Ever since this thread started I've been eyeballing the copper head. Can you PM, or just post up some pics and prices? Work good without a tunnel?


----------



## IXP Rods

My price was $12k, but this is a 2010 Gen.1. I've heard by others that the price of the boat has gone up a few k's.


----------



## Brown Bear

Demeter, congrats on the skiff! How does the boat ride? Pole? Etc?


----------



## Demeter

Brown Bear said:


> Demeter, congrats on the skiff! How does the boat ride? Pole? Etc?


Brown Bear,

I will let you know once I take the skiff down to the coast. I ordered the same boat in the picture, but mine will have a grab bar and a tiller console. She just arrived in Houston yesterday and I plan on picking the skiff up this weekend, and then heading down to Padre on the 15th.


----------



## El Guapo

looks tippy


----------



## Demeter

I picked up the skiff in Houston and took it down to South padre. 
We got about 15 miles per hour with the 9.9 Yamaha outboard.
It poled easily. I felt very stable up on the poling platform.
Overall, I am really happy with the boat.


----------



## Brown Bear

Thanks for the update. Great looking boat. I am considering a Ankona boat in the near future


----------



## Stuart

Okay, I've got to ask. What's the hull slap like on that skiff? I like the lines, size, simplicity etc, but that's what I see when I look at the front and that would be a deal killer for me. My present skiff has zero hull slap.


----------



## Golden

Zero Hull Slap = $$$$$$$$$$


----------



## Brown Bear

Stuart, kind of boat do u have?


----------



## gettin closer

That is a great looking skiff. I am going down to Rockport on Saturday to look at/pick up a sundance 16. I started off looking at the gheenoe and ankonas but I also want to bow fish and this will give me a little more beam.
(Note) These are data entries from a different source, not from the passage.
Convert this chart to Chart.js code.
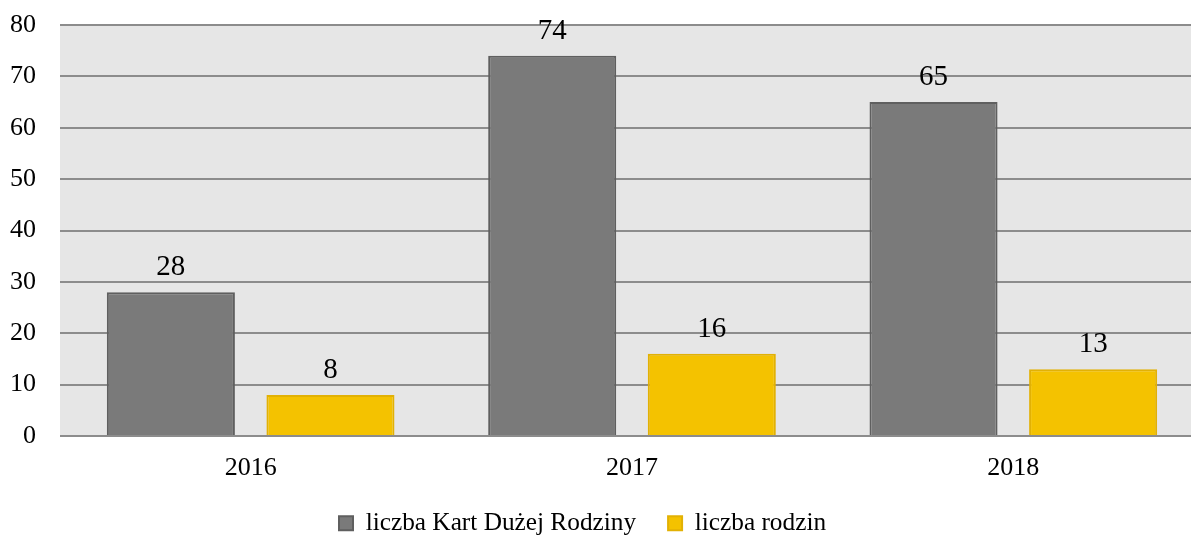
<!DOCTYPE html>
<html>
<head>
<meta charset="utf-8">
<script src="https://cdn.jsdelivr.net/npm/chart.js@4/dist/chart.umd.min.js"></script>
<style>
  html, body { margin: 0; padding: 0; background: #ffffff; overflow: hidden; }
  #wrap { position: absolute; left: 0; top: 0; width: 1204px; height: 537px; }
</style>
</head>
<body>
<div id="wrap"><canvas id="c" width="1204" height="537"></canvas></div>
<script>
const categories = ['2016', '2017', '2018'];
const seriesNames = ['liczba Kart Dużej Rodziny', 'liczba rodzin'];
const kartValues = [28, 74, 65];
const rodzinValues = [8, 16, 13];
const yTicks = [0, 10, 20, 30, 40, 50, 60, 70, 80];

const FONT = "'Times New Roman', 'Liberation Serif', serif";

const plotBg = {
  id: 'plotBg',
  beforeDraw(chart) {
    const { ctx, chartArea: a } = chart;
    ctx.save();
    ctx.fillStyle = '#e6e6e6';
    ctx.fillRect(a.left, a.top, a.right - a.left, a.bottom - a.top);
    ctx.restore();
  }
};

const valueLabels = {
  id: 'valueLabels',
  afterDatasetsDraw(chart) {
    const { ctx } = chart;
    ctx.save();
    ctx.font = '29px ' + FONT;
    ctx.fillStyle = '#000000';
    ctx.textAlign = 'center';
    ctx.textBaseline = 'alphabetic';
    chart.data.datasets.forEach((ds, i) => {
      chart.getDatasetMeta(i).data.forEach((el, j) => {
        ctx.fillText(String(ds.data[j]), el.x, el.y - 17);
      });
    });
    ctx.restore();
  }
};

const LEGEND_PAD = 32;

const legendPlace = {
  id: 'legendPlace',
  afterLayout(chart) {
    const lg = chart.legend;
    if (lg) {
      const w = lg.width, h = lg.height;
      lg.left = 339 - LEGEND_PAD; lg.right = lg.left + w;
      lg.top = 478.7; lg.bottom = lg.top + h;
    }
    // let the category labels draw below the (narrow) axis box
    if (chart.scales.x) chart.scales.x.bottom = chart.height;
  }
};

new Chart(document.getElementById('c'), {
  type: 'bar',
  data: {
    labels: categories,
    datasets: [
      {
        label: seriesNames[0],
        data: kartValues,
        backgroundColor: '#7a7a7a',
        borderColor: '#5f5f5f',
        borderWidth: 2,
        barPercentage: 0.8025,
        categoryPercentage: 0.837
      },
      {
        label: seriesNames[1],
        data: rodzinValues,
        backgroundColor: '#f4c200',
        borderColor: '#e2b104',
        borderWidth: 2,
        barPercentage: 0.8025,
        categoryPercentage: 0.837
      }
    ]
  },
  options: {
    responsive: false,
    animation: false,
    devicePixelRatio: 1,
    layout: { padding: { top: 25, left: 0, right: 0, bottom: 0 } },
    plugins: {
      tooltip: { enabled: false },
      legend: {
        position: 'bottom',
        align: 'start',
        labels: {
          font: { family: FONT, size: 25.3 },
          color: '#000000',
          boxWidth: 14,
          boxHeight: 14,
          padding: LEGEND_PAD
        }
      }
    },
    scales: {
      x: {
        grid: { display: false, drawTicks: false },
        border: { display: false },
        ticks: { font: { family: FONT, size: 26 }, color: '#000000', padding: 16.5 },
        afterFit(scale) {
          const lh = scale.chart.legend ? scale.chart.legend.height : 0;
          scale.height = Math.max(0, 537 - 436 - lh);
          scale.paddingLeft = 0; scale.paddingRight = 0;
        }
      },
      y: {
        min: 0,
        max: 80,
        afterBuildTicks(scale) { scale.ticks = yTicks.map(v => ({ value: v })); },
        grid: { color: '#8c8c8c', lineWidth: 2, drawTicks: false },
        border: { display: false },
        ticks: { font: { family: FONT, size: 26 }, color: '#000000', padding: 24 },
        afterFit(scale) {
          scale.width = 60;
          scale.paddingTop = 0; scale.paddingBottom = 0;
        }
      }
    }
  },
  plugins: [plotBg, valueLabels, legendPlace]
});
</script>
</body>
</html>
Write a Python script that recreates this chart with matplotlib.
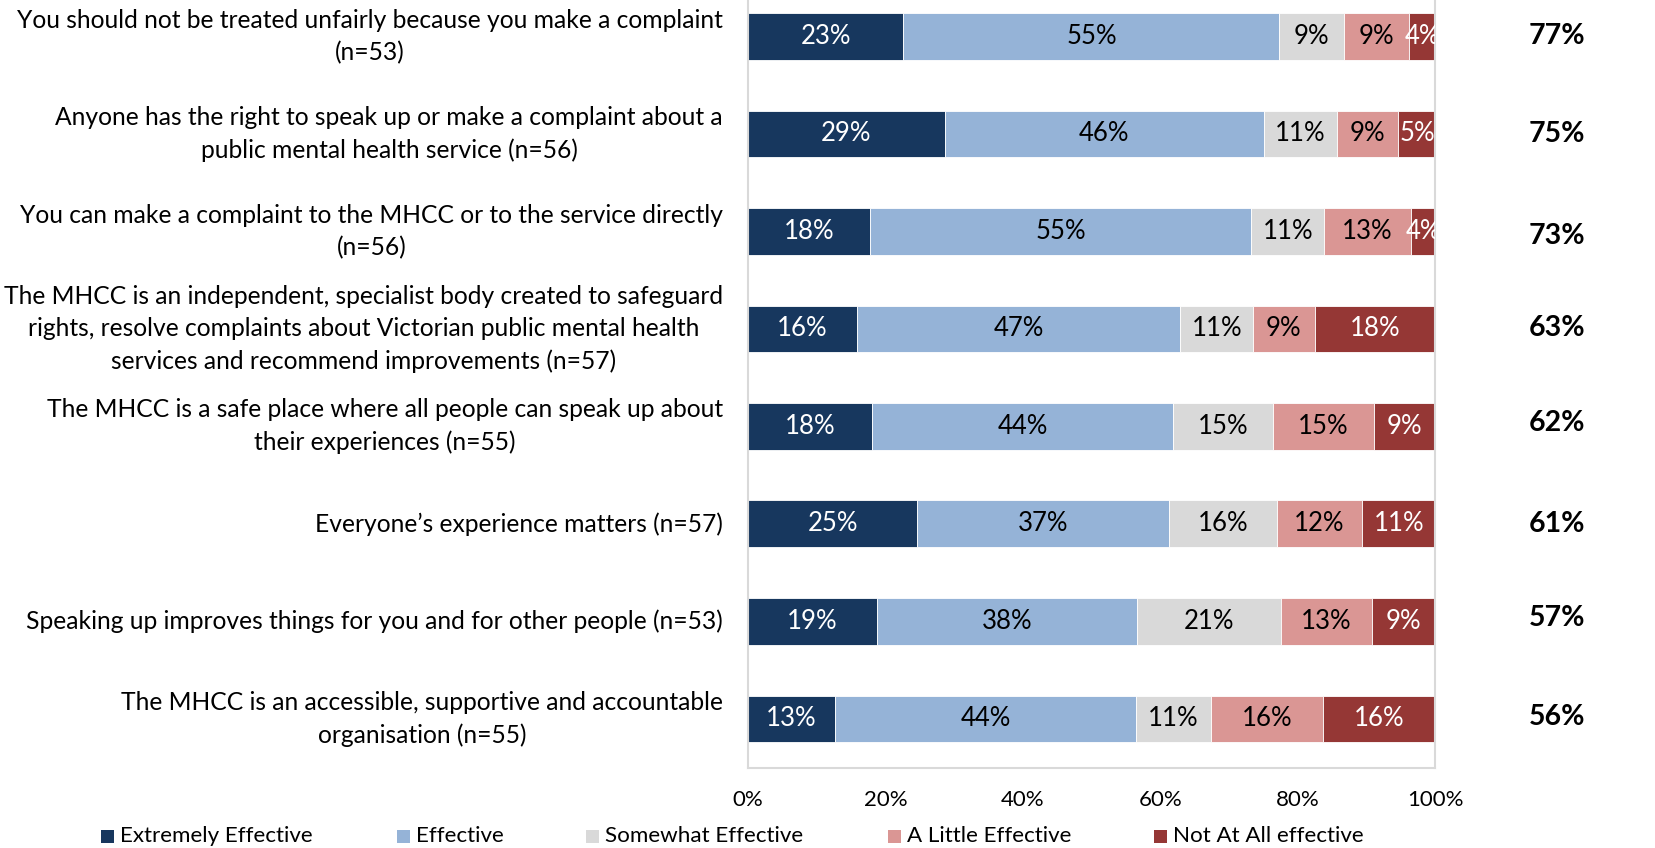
import matplotlib
matplotlib.use("Agg")
import matplotlib.pyplot as plt
from matplotlib.patches import Rectangle

plt.rcParams['font.family'] = ['Lato', 'DejaVu Sans']

categories = [
    "You should not be treated unfairly because you make a complaint\n(n=53)",
    "Anyone has the right to speak up or make a complaint about a\npublic mental health service (n=56)",
    "You can make a complaint to the MHCC or to the service directly\n(n=56)",
    "The MHCC is an independent, specialist body created to safeguard\nrights, resolve complaints about Victorian public mental health\nservices and recommend improvements (n=57)",
    "The MHCC is a safe place where all people can speak up about\ntheir experiences (n=55)",
    "Everyone\u2019s experience matters (n=57)",
    "Speaking up improves things for you and for other people (n=53)",
    "The MHCC is an accessible, supportive and accountable\norganisation (n=55)",
]

series_names = ["Extremely Effective", "Effective", "Somewhat Effective",
                "A Little Effective", "Not At All effective"]

extremely = [22.6, 28.6, 17.8, 15.8, 18.1, 24.6, 18.8, 12.7]
effective = [54.7, 46.4, 55.4, 47.1, 43.7, 36.6, 37.8, 43.7]
somewhat = [9.4, 10.7, 10.6, 10.6, 14.6, 15.7, 21.0, 10.9]
a_little = [9.4, 8.9, 12.6, 8.9, 14.6, 12.4, 13.1, 16.4]
not_at_all = [3.9, 5.4, 3.6, 17.6, 9.0, 10.7, 9.3, 16.3]

x_ticks = [0, 20, 40, 60, 80, 100]

colors = ["#17375E", "#95B3D7", "#D9D9D9", "#DA9694", "#953735"]
text_colors = ["white", "black", "black", "black", "white"]

series = [extremely, effective, somewhat, a_little, not_at_all]

W, H = 1655, 848
fig = plt.figure(figsize=(W / 100, H / 100), dpi=100)

band = 97.5
ax_left, ax_right = 748, 1435.5
first_center = 36.4
ax_top = first_center - band / 2
ax_bottom = ax_top + band * len(categories)
ax = fig.add_axes([ax_left / W, 1 - ax_bottom / H,
                   (ax_right - ax_left) / W, (ax_bottom - ax_top) / H])

n = len(categories)
ypos = list(range(n))
left = [0.0] * n
for vals, col, tcol in zip(series, colors, text_colors):
    ax.barh(ypos, vals, left=left, height=0.48, color=col,
            edgecolor="white", linewidth=0.6)
    for i, v in enumerate(vals):
        ax.text(left[i] + v / 2, i, f"{v:.0f}%", ha="center", va="center",
                color=tcol, fontsize=18.5, clip_on=True)
    left = [l + v for l, v in zip(left, vals)]

ax.set_xlim(0, 100)
ax.set_ylim(n - 0.5, -0.5)
ax.set_xticks(x_ticks)
ax.set_xticklabels([f"{t}%" for t in x_ticks], fontsize=16)
ax.tick_params(axis="x", length=0, pad=16)
ax.set_yticks([])
for side in ["left", "right", "bottom"]:
    ax.spines[side].set_color("#D9D9D9")
    ax.spines[side].set_linewidth(1.5)
ax.spines["top"].set_visible(False)

# category labels, right-aligned block with centred lines
for i, cat in enumerate(categories):
    fig.text(723 / W, 1 - (first_center + band * i) / H, cat,
             ha="right", va="center", multialignment="center",
             fontsize=17.7, linespacing=1.49)

# top-two-box totals on the right
total_dy = [0, 0, 5, -1, -3, 0, -3, -2]
for i in range(n):
    total = extremely[i] + effective[i]
    fig.text(1557 / W, 1 - (first_center + band * i + total_dy[i]) / H,
             f"{total:.0f}%", ha="center", va="center", fontsize=20.5,
             fontweight="bold")

# legend
leg_y = 836
marker_x = [101, 397, 586, 888, 1154]
sq = 13
for name, col, mx in zip(series_names, colors, marker_x):
    fig.add_artist(Rectangle((mx / W, 1 - (leg_y + sq / 2) / H), sq / W, sq / H,
                             transform=fig.transFigure, facecolor=col,
                             edgecolor="none"))
    fig.text((mx + sq + 6) / W, 1 - leg_y / H, name, ha="left", va="center",
             fontsize=16.1)

fig.savefig("out.png", dpi=100, facecolor="white")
I never did get to wet test the little skiff though. I hope it works out great for you.


----------



## Stuart

Brown Bear said:


> Stuart, kind of boat do u have?


2007 Beavertail, fitty horse tiller.


----------



## KWillis

Hey Demeter where did you order your boat from. I noticed you said u picked it up in houston


----------



## Demeter

I got it direct from Mel at Ankona boats in Ft Pierce, FL. I then used a transport company called destination bound to haul the skiff to Houston.


----------



## Salty Techsan

Guys.. jumping on this one a little late, but figured I'd go ahead and chime in. Tarpon Shores Marina in the Aransas Pass/Port A area is now the official sales outpost for Ankona Boats. We have a Shadow Cast (3" tunnel hull w/ rolled edge) w/ a Nissan/Tohatsu 20 on the tail end as a demo. More boats to come.... Give us a shout if you have any interest. Hull price starts at $3950 with fore and aft casting decks and all-composite construction as previously mentioned. Sorry for the spamish reply.. but I figured it was relevant to the discussion.. thanks a ton! Kyle

www.tarponshoresmarina.com


----------



## junkyfly

I have been on the build list for a cayenne model from Ankona since April. I would really like to see one "live" before the hull build starts. I do not believe there are very many in the Texas market yet though. You are correct about the good reviews on the Ankona boats from microsciff.com.


----------



## Salty Techsan

Junkyfly, Feel free to come on down and take a look.


----------



## TroutAle87

if anyone wants to. ill trade my ar15 and entire loadout for it for a good flats skiff. rifle, rifle case, plate carrier, four 30 round window pmags, one 30 round gi mag and a 20 round mag and 553 eotech sight. anyone wanna let me know if interested and ill give more details


----------